Data shown start

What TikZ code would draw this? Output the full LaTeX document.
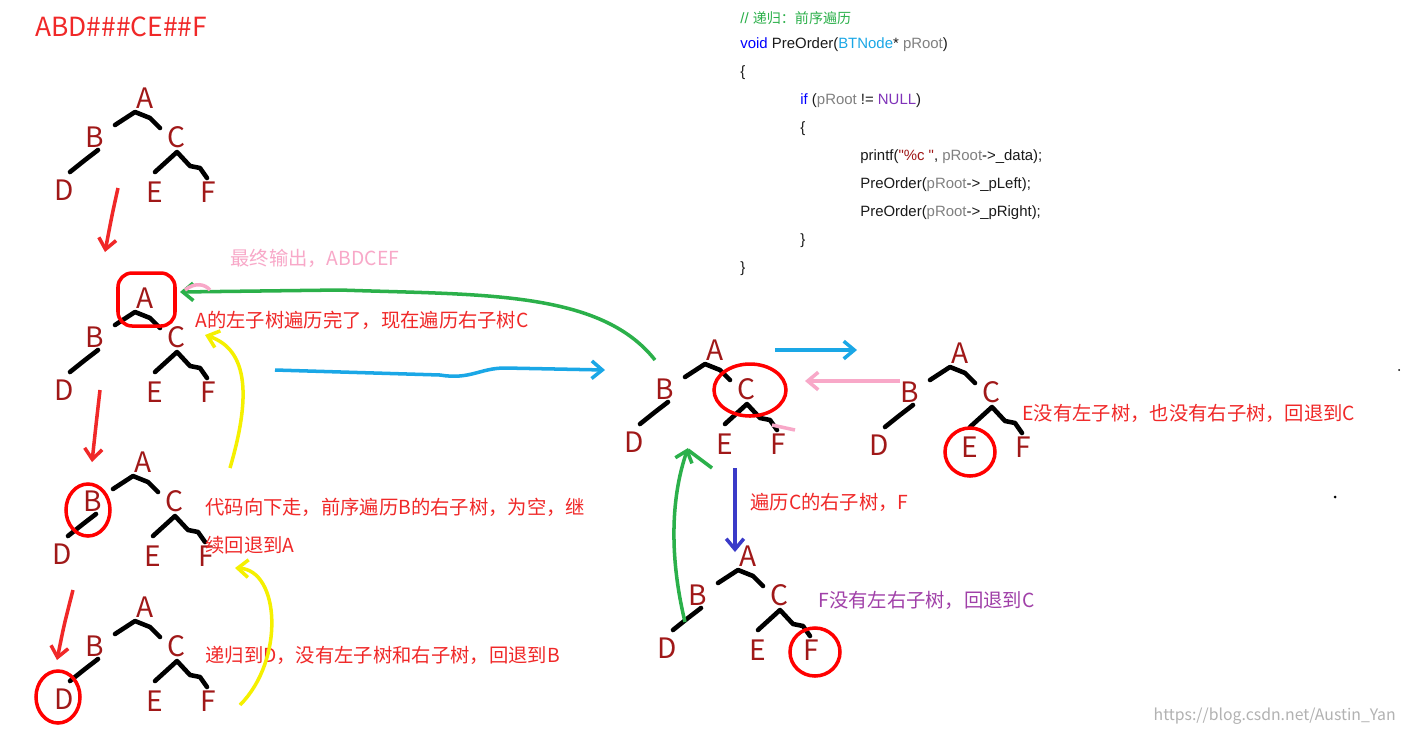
\documentclass[tikz,border=0pt]{standalone}
\usepackage{fontspec}
\setmainfont{Noto Sans CJK SC}
\newfontfamily\codefont{Liberation Sans}
\usetikzlibrary{arrows.meta}
\definecolor{dred}{HTML}{A01818}
\definecolor{lred}{HTML}{F02828}
\definecolor{cgreen}{HTML}{2BB04A}
\definecolor{cblue}{HTML}{1AA7E6}
\definecolor{cyel}{HTML}{F5F000}
\definecolor{cpink}{HTML}{F8A8C8}
\definecolor{cdblue}{HTML}{3A3AC8}
\definecolor{cpurp}{HTML}{A040A8}
\definecolor{ccode}{HTML}{1A1A1A}
\tikzset{
  lt/.style={text=dred,font=\fontsize{16}{16}\selectfont,inner sep=0pt},
  br/.style={line width=2.6pt,line cap=round,line join=round},
  lab/.style={anchor=west,font=\fontsize{11}{13}\selectfont,text=lred,inner sep=0pt},
  code/.style={anchor=west,font=\codefont\fontsize{8.5}{9}\selectfont,text=ccode,inner sep=0pt},
  arr/.style={line width=2pt,-{Straight Barb[length=6pt,width=10pt]}},
  circ/.style={draw=red,line width=2pt}
}
\newcommand\bintree[3]{%
\begin{scope}[shift={(#2,#3)}]
\node[lt] (#1A) at (0,0) {A};
\node[lt] (#1B) at (-50,39) {B};
\node[lt] (#1C) at (31,39) {C};
\node[lt] (#1D) at (-81,92) {D};
\node[lt] (#1E) at (10,94) {E};
\node[lt] (#1F) at (63,94) {F};
\draw[br] (-30,27) -- (-10,14) -- (5,20) -- (15,30);
\draw[br] (-47,52) -- (-60,62) -- (-75,74);
\draw[br] (10,74) -- (32,54) -- (45,68) -- (55,70) -- (62,80);
\end{scope}}
\begin{document}
\begin{tikzpicture}[x=0.02cm,y=-0.02cm]
\useasboundingbox[fill=white] (0,0) rectangle (1404,735);
\node[anchor=west,text=lred,font=\fontsize{15}{15}\selectfont,inner sep=0pt] (title) at (35,27) {ABD\#\#\#CE\#\#F};
\bintree{t1}{145}{98}
\bintree{t2}{145}{298}
\bintree{t3}{143}{462}
\bintree{t4}{145}{607}
\bintree{m}{715}{350}
\bintree{r}{960}{353}
\bintree{b}{748}{556}
% code
\node[code,text=cgreen] (c1) at (740,18) {// {\rmfamily\fontsize{8}{9}\selectfont 递归：前序遍历}};
\node[code] (c2) at (740,45) {\textcolor{blue}{void} PreOrder(\textcolor{cblue}{BTNode}* \textcolor{gray}{pRoot})};
\node[code] (c3) at (740,73) {\{};
\node[code] (c4) at (800,101) {\textcolor{blue}{if} (\textcolor{gray}{pRoot} != \textcolor{cpurp!80!blue}{NULL})};
\node[code] (c5) at (800,129) {\{};
\node[code] (c6) at (860,157) {printf(\textcolor{dred}{\symbol{34}\%c \symbol{34}}, \textcolor{gray}{pRoot}->\_data);};
\node[code] (c7) at (860,185) {PreOrder(\textcolor{gray}{pRoot}->\_pLeft);};
\node[code] (c8) at (860,213) {PreOrder(\textcolor{gray}{pRoot}->\_pRight);};
\node[code] (c9) at (800,241) {\}};
\node[code] (c10) at (740,269) {\}};
% labels
\node[lab,text=cpink] (l1) at (230,258) {最终输出，ABDCEF};
\node[lab] (l2) at (195,320) {A的左子树遍历完了，现在遍历右子树C};
\node[lab] (l3) at (205,507) {代码向下走，前序遍历B的右子树，为空，继};
\node[lab] (l3b) at (205,545) {续回退到A};
\node[lab] (l4) at (205,655) {递归到D，没有左子树和右子树，回退到B};
\node[lab] (l5) at (1022,413) {E没有左子树，也没有右子树，回退到C};
\node[lab] (l6) at (750,502) {遍历C的右子树，F};
\node[lab,text=cpurp] (l7) at (818,600) {F没有左右子树，回退到C};
\node[anchor=east,text=gray!60,font=\fontsize{9}{9}\selectfont,inner sep=0pt] (wm) at (1396,716) {https://blog.csdn.net/Austin\_Yan};
\fill (1335,497) circle (1.5);
\fill (1399,370) circle (1);
% circles
\draw[circ,rounded corners=8pt] (118,273) rectangle (175,326);
\draw[circ] (88,510) ellipse (22 and 26);
\draw[circ] (58,697) ellipse (22 and 26);
\draw[circ] (750,390) ellipse (36 and 26);
\draw[circ] (970,452) ellipse (25 and 24);
\draw[circ] (815,652) ellipse (25 and 24);
% coordinates for arrow ends
\coordinate (r1s) at (118,188); \coordinate (r1e) at (105,252);
\coordinate (r2s) at (100,390); \coordinate (r2e) at (92,462);
\coordinate (r3s) at (73,590); \coordinate (r3e) at (57,660);
\draw[arr,lred] (r1s) .. controls (112,215) .. (r1e);
\draw[arr,lred] (r2s) .. controls (96,425) .. (r2e);
\draw[arr,lred] (r3s) .. controls (64,625) .. (r3e);
\coordinate (g1s) at (655,360); \coordinate (g1e) at (180,292);
\draw[arr,cgreen] (g1s) .. controls (600,290) and (480,295) .. (340,290) -- (g1e);
\draw[cpink,line width=2pt] (185,290) .. controls (195,282) and (205,284) .. (210,290);
\coordinate (y1s) at (230,468); \coordinate (y1e) at (205,335);
\draw[arr,cyel] (y1s) .. controls (250,400) and (250,350) .. (y1e);
\coordinate (y2s) at (240,705); \coordinate (y2e) at (235,568);
\draw[arr,cyel] (y2s) .. controls (285,660) and (280,570) .. (y2e);
\coordinate (bl1s) at (275,370); \coordinate (bl1e) at (605,370);
\draw[arr,cblue] (bl1s) -- (440,375) .. controls (470,380) and (480,368) .. (505,368) -- (bl1e);
\coordinate (bl2s) at (775,350); \coordinate (bl2e) at (857,350);
\draw[arr,cblue] (bl2s) -- (bl2e);
\coordinate (p1s) at (900,381); \coordinate (p1e) at (805,381);
\draw[arr,cpink] (p1s) -- (p1e);
\draw[cpink,line width=2pt] (772,425) -- (795,430);
\coordinate (g2s) at (685,622); \coordinate (g2e) at (688,448);
\draw[arr,cgreen] (g2s) .. controls (670,560) and (670,500) .. (g2e);
\draw[cgreen,line width=2pt] (688,450) -- (712,468);
\coordinate (db1s) at (735,468); \coordinate (db1e) at (735,552);
\draw[arr,cdblue] (db1s) -- (db1e);
\end{tikzpicture}
\end{document}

Data shown end

What you need to do:
Reproduce each line word for word and drop the pictures.

Response:
What TikZ code would draw this? Output the full LaTeX document.
\documentclass[tikz,border=0pt]{standalone}
\usepackage{fontspec}
\setmainfont{Noto Sans CJK SC}
\newfontfamily\codefont{Liberation Sans}
\usetikzlibrary{arrows.meta}
\definecolor{dred}{HTML}{A01818}
\definecolor{lred}{HTML}{F02828}
\definecolor{cgreen}{HTML}{2BB04A}
\definecolor{cblue}{HTML}{1AA7E6}
\definecolor{cyel}{HTML}{F5F000}
\definecolor{cpink}{HTML}{F8A8C8}
\definecolor{cdblue}{HTML}{3A3AC8}
\definecolor{cpurp}{HTML}{A040A8}
\definecolor{ccode}{HTML}{1A1A1A}
\tikzset{
  lt/.style={text=dred,font=\fontsize{16}{16}\selectfont,inner sep=0pt},
  br/.style={line width=2.6pt,line cap=round,line join=round},
  lab/.style={anchor=west,font=\fontsize{11}{13}\selectfont,text=lred,inner sep=0pt},
  code/.style={anchor=west,font=\codefont\fontsize{8.5}{9}\selectfont,text=ccode,inner sep=0pt},
  arr/.style={line width=2pt,-{Straight Barb[length=6pt,width=10pt]}},
  circ/.style={draw=red,line width=2pt}
}
\newcommand\bintree[3]{%
\begin{scope}[shift={(#2,#3)}]
\node[lt] (#1A) at (0,0) {A};
\node[lt] (#1B) at (-50,39) {B};
\node[lt] (#1C) at (31,39) {C};
\node[lt] (#1D) at (-81,92) {D};
\node[lt] (#1E) at (10,94) {E};
\node[lt] (#1F) at (63,94) {F};
\draw[br] (-30,27) -- (-10,14) -- (5,20) -- (15,30);
\draw[br] (-47,52) -- (-60,62) -- (-75,74);
\draw[br] (10,74) -- (32,54) -- (45,68) -- (55,70) -- (62,80);
\end{scope}}
\begin{document}
\begin{tikzpicture}[x=0.02cm,y=-0.02cm]
\useasboundingbox[fill=white] (0,0) rectangle (1404,735);
\node[anchor=west,text=lred,font=\fontsize{15}{15}\selectfont,inner sep=0pt] (title) at (35,27) {ABD\#\#\#CE\#\#F};
\bintree{t1}{145}{98}
\bintree{t2}{145}{298}
\bintree{t3}{143}{462}
\bintree{t4}{145}{607}
\bintree{m}{715}{350}
\bintree{r}{960}{353}
\bintree{b}{748}{556}
% code
\node[code,text=cgreen] (c1) at (740,18) {// {\rmfamily\fontsize{8}{9}\selectfont 递归：前序遍历}};
\node[code] (c2) at (740,45) {\textcolor{blue}{void} PreOrder(\textcolor{cblue}{BTNode}* \textcolor{gray}{pRoot})};
\node[code] (c3) at (740,73) {\{};
\node[code] (c4) at (800,101) {\textcolor{blue}{if} (\textcolor{gray}{pRoot} != \textcolor{cpurp!80!blue}{NULL})};
\node[code] (c5) at (800,129) {\{};
\node[code] (c6) at (860,157) {printf(\textcolor{dred}{\symbol{34}\%c \symbol{34}}, \textcolor{gray}{pRoot}->\_data);};
\node[code] (c7) at (860,185) {PreOrder(\textcolor{gray}{pRoot}->\_pLeft);};
\node[code] (c8) at (860,213) {PreOrder(\textcolor{gray}{pRoot}->\_pRight);};
\node[code] (c9) at (800,241) {\}};
\node[code] (c10) at (740,269) {\}};
% labels
\node[lab,text=cpink] (l1) at (230,258) {最终输出，ABDCEF};
\node[lab] (l2) at (195,320) {A的左子树遍历完了，现在遍历右子树C};
\node[lab] (l3) at (205,507) {代码向下走，前序遍历B的右子树，为空，继};
\node[lab] (l3b) at (205,545) {续回退到A};
\node[lab] (l4) at (205,655) {递归到D，没有左子树和右子树，回退到B};
\node[lab] (l5) at (1022,413) {E没有左子树，也没有右子树，回退到C};
\node[lab] (l6) at (750,502) {遍历C的右子树，F};
\node[lab,text=cpurp] (l7) at (818,600) {F没有左右子树，回退到C};
\node[anchor=east,text=gray!60,font=\fontsize{9}{9}\selectfont,inner sep=0pt] (wm) at (1396,716) {https://blog.csdn.net/Austin\_Yan};
\fill (1335,497) circle (1.5);
\fill (1399,370) circle (1);
% circles
\draw[circ,rounded corners=8pt] (118,273) rectangle (175,326);
\draw[circ] (88,510) ellipse (22 and 26);
\draw[circ] (58,697) ellipse (22 and 26);
\draw[circ] (750,390) ellipse (36 and 26);
\draw[circ] (970,452) ellipse (25 and 24);
\draw[circ] (815,652) ellipse (25 and 24);
% coordinates for arrow ends
\coordinate (r1s) at (118,188); \coordinate (r1e) at (105,252);
\coordinate (r2s) at (100,390); \coordinate (r2e) at (92,462);
\coordinate (r3s) at (73,590); \coordinate (r3e) at (57,660);
\draw[arr,lred] (r1s) .. controls (112,215) .. (r1e);
\draw[arr,lred] (r2s) .. controls (96,425) .. (r2e);
\draw[arr,lred] (r3s) .. controls (64,625) .. (r3e);
\coordinate (g1s) at (655,360); \coordinate (g1e) at (180,292);
\draw[arr,cgreen] (g1s) .. controls (600,290) and (480,295) .. (340,290) -- (g1e);
\draw[cpink,line width=2pt] (185,290) .. controls (195,282) and (205,284) .. (210,290);
\coordinate (y1s) at (230,468); \coordinate (y1e) at (205,335);
\draw[arr,cyel] (y1s) .. controls (250,400) and (250,350) .. (y1e);
\coordinate (y2s) at (240,705); \coordinate (y2e) at (235,568);
\draw[arr,cyel] (y2s) .. controls (285,660) and (280,570) .. (y2e);
\coordinate (bl1s) at (275,370); \coordinate (bl1e) at (605,370);
\draw[arr,cblue] (bl1s) -- (440,375) .. controls (470,380) and (480,368) .. (505,368) -- (bl1e);
\coordinate (bl2s) at (775,350); \coordinate (bl2e) at (857,350);
\draw[arr,cblue] (bl2s) -- (bl2e);
\coordinate (p1s) at (900,381); \coordinate (p1e) at (805,381);
\draw[arr,cpink] (p1s) -- (p1e);
\draw[cpink,line width=2pt] (772,425) -- (795,430);
\coordinate (g2s) at (685,622); \coordinate (g2e) at (688,448);
\draw[arr,cgreen] (g2s) .. controls (670,560) and (670,500) .. (g2e);
\draw[cgreen,line width=2pt] (688,450) -- (712,468);
\coordinate (db1s) at (735,468); \coordinate (db1e) at (735,552);
\draw[arr,cdblue] (db1s) -- (db1e);
\end{tikzpicture}
\end{document}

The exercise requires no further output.